Las razones de tal resarcimiento son numerosas y diversas: amorosas, familiares, crematísticas, por honor... tantas, como lo son las variadas emociones destructivas que le acompañan, sean el miedo, el odio, la ira, la envidia, los celos o el despecho. Todas ellas incitan a la vendetta. Vinculada al arraigado rencor, la venganza no es sino un dolor no asumido, retenido, no liberado, el rumor sordo de una herida no cerrada. El deseo de aquélla responde a la respuesta mecánica del patrón placer-dolor. Una respuesta que se convierte en mórbida cuando el vengador pretende sacar un provecho infinito mediante el desquite repetitivo hasta conseguir la total aniquilación del otro. Algo que sólo puede materializarse desde el dominio, cuando el vengador se halla en una situación de poder.

Hay veces también que, sin uno pretenderlo, puede convertirse en merecedor de tal objeto. En este caso la víctima, sin haber sido agresora, se ha convertido en objeto de la venganza, algo ideado y proyectado por un delirio del otro. Ejemplo de ello se da en numerosos casos de la denominada violencia de género. El caso de un celópata que agrede a su pareja por el agravio de ésta, cuando la ofensa sólo existe en la mente del agresor.

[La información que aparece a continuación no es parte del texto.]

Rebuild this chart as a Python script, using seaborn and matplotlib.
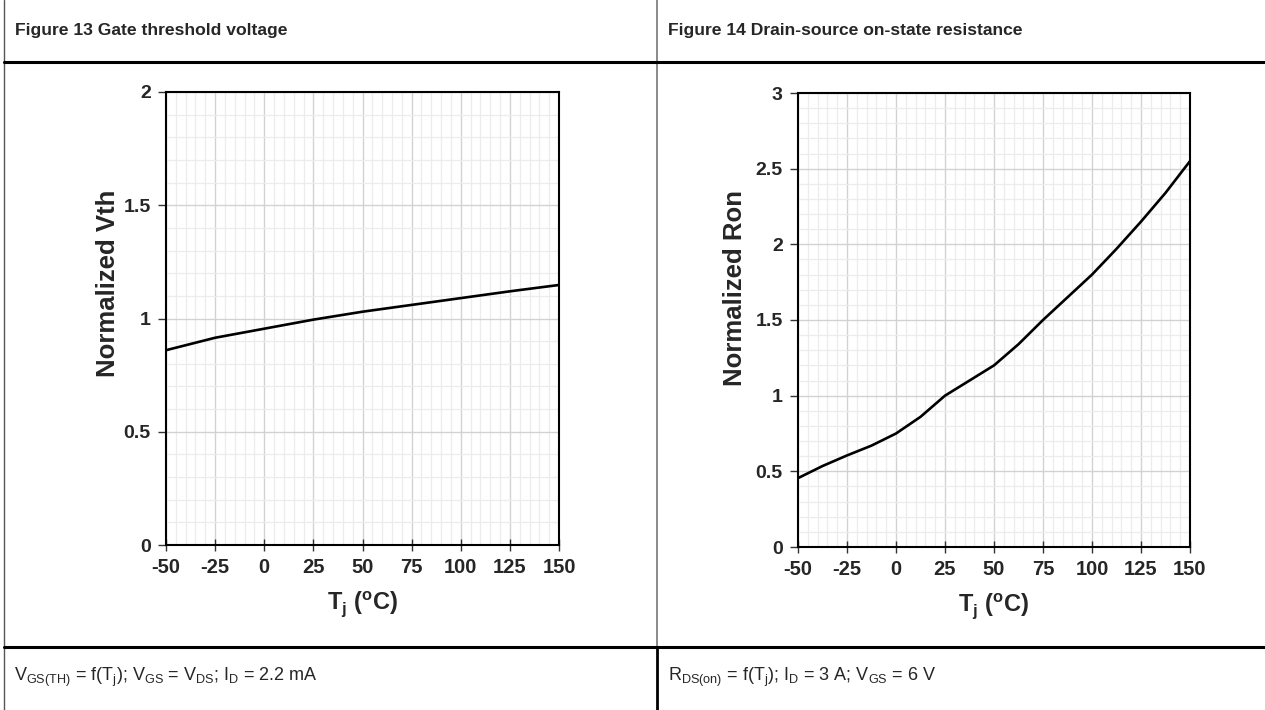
import matplotlib
matplotlib.use("Agg")
import matplotlib.pyplot as plt
import seaborn as sns
import pandas as pd
from matplotlib.lines import Line2D
from matplotlib.ticker import MultipleLocator

# Data
tj = [-50, -25, 0, 25, 50, 75, 100, 125, 150]
vth_norm = [0.86, 0.915, 0.955, 0.995, 1.03, 1.06, 1.09, 1.12, 1.148]

tj_ron = [-50, -37.5, -25, -12.5, 0, 12.5, 25, 37.5, 50, 62.5, 75, 87.5, 100, 112.5, 125, 137.5, 150]
ron_norm = [0.455, 0.535, 0.605, 0.67, 0.75, 0.86, 1.0, 1.1, 1.2, 1.34, 1.5, 1.65, 1.8, 1.97, 2.15, 2.34, 2.55]

x_ticks = [-50, -25, 0, 25, 50, 75, 100, 125, 150]
vth_ticks = [0, 0.5, 1, 1.5, 2]
ron_ticks = [0, 0.5, 1, 1.5, 2, 2.5, 3]

titles = ["Figure 13 Gate threshold voltage",
          "Figure 14 Drain-source on-state resistance"]
footers = [r"V$_{\mathrm{GS(TH)}}$ = f(T$_\mathrm{j}$); V$_\mathrm{GS}$ = V$_\mathrm{DS}$; I$_\mathrm{D}$ = 2.2 mA",
           r"R$_{\mathrm{DS(on)}}$ = f(T$_\mathrm{j}$); I$_\mathrm{D}$ = 3 A; V$_\mathrm{GS}$ = 6 V"]

sns.set_style("white")
plt.rcParams["font.family"] = ["Liberation Sans", "DejaVu Sans"]
plt.rcParams["mathtext.fontset"] = "custom"
plt.rcParams["mathtext.rm"] = "Liberation Sans"
plt.rcParams["mathtext.bf"] = "Liberation Sans:bold"

W, H = 1265, 710
fig = plt.figure(figsize=(W / 100, H / 100), dpi=100)

def px(x0, y0, x1, y1):
    return [x0 / W, 1 - y1 / H, (x1 - x0) / W, (y1 - y0) / H]

ax1 = fig.add_axes(px(166, 92, 559, 545))
ax2 = fig.add_axes(px(798, 93, 1190, 547))

df1 = pd.DataFrame({"Tj": tj, "val": vth_norm})
df2 = pd.DataFrame({"Tj": tj_ron, "val": ron_norm})

sns.lineplot(data=df1, x="Tj", y="val", ax=ax1, color="black", linewidth=1.9)
sns.lineplot(data=df2, x="Tj", y="val", ax=ax2, color="black", linewidth=1.9)

setup = [(ax1, vth_ticks, 2, "Normalized Vth", (-0.148, 0.578)),
         (ax2, ron_ticks, 3, "Normalized Ron", (-0.161, 0.57))]
for ax, yt, ymax, ylab, lpos in setup:
    ax.set_xlim(-50, 150)
    ax.set_ylim(0, ymax)
    ax.set_xticks(x_ticks)
    ax.set_yticks(yt)
    ax.set_xticklabels([str(v) for v in x_ticks], fontweight="bold", fontsize=14.5)
    ax.set_yticklabels([f"{v:g}" for v in yt], fontweight="bold", fontsize=14)
    ax.xaxis.set_minor_locator(MultipleLocator(5))
    ax.yaxis.set_minor_locator(MultipleLocator(0.1))
    ax.grid(which="major", color="#d2d2d2", linewidth=1.0)
    ax.grid(which="minor", color="#ececec", linewidth=0.9)
    ax.set_axisbelow(True)
    for s in ax.spines.values():
        s.set_color("black")
        s.set_linewidth(1.5)
    ax.tick_params(axis="x", which="major", direction="inout", length=9, width=1.0,
                   color="#333333", pad=5, bottom=True)
    ax.tick_params(axis="y", which="major", direction="out", length=6, width=1.0,
                   color="#333333", pad=5, left=True)
    ax.tick_params(which="minor", length=0)
    ax.set_xlabel(r"T$_\mathbf{j}$ ($^\mathbf{o}$C)", fontweight="bold", fontsize=17, labelpad=9)
    ax.set_ylabel(ylab, fontweight="bold", fontsize=18.5, va="center")
    ax.yaxis.set_label_coords(*lpos)

# table frame
def hline(y, x0, x1, color, lw):
    fig.add_artist(Line2D([x0 / W, x1 / W], [1 - y / H, 1 - y / H], color=color, linewidth=lw,
                          transform=fig.transFigure))

def vline(x, y0, y1, color, lw):
    fig.add_artist(Line2D([x / W, x / W], [1 - y0 / H, 1 - y1 / H], color=color, linewidth=lw,
                          transform=fig.transFigure))

vline(4, 0, H, "#555555", 1.0)
vline(657, 0, 647, "#777777", 1.2)
vline(657, 647, H, "black", 2.0)
hline(62, 4, W, "black", 2.2)
hline(647, 4, W, "black", 2.2)

fig.text(15 / W, 1 - 31 / H, titles[0], fontweight="bold", fontsize=12.6, va="center", ha="left")
fig.text(668 / W, 1 - 31 / H, titles[1], fontweight="bold", fontsize=12.6, va="center", ha="left")
fig.text(14 / W, 1 - 677 / H, footers[0], fontsize=13, va="center", ha="left")
fig.text(668 / W, 1 - 677 / H, footers[1], fontsize=13, va="center", ha="left")

fig.savefig("out.png", dpi=100, facecolor="white")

Bajo el rumiar del tiempo la venganza indaga en la búsqueda del dolor ajeno que además suscita el dolor propio. Por ello aunque «la venganza es un plato que se sirve frío» preferimos, estimado lector, lo que dice Cantona en el film «Buscando a Eric»: «la venganza más noble es el perdón». El perdón se convierte así en la venganza más inteligente, sea porque el que ha sufrido el daño no se ha sentido ofendido, o porque ha sido capaz de trascender la ofensa. Algo que conlleva la superación de devolver el dolor que uno siente. Es entonces cuando el sentir de uno se transforma y la relación de víctima y agresor desaparece.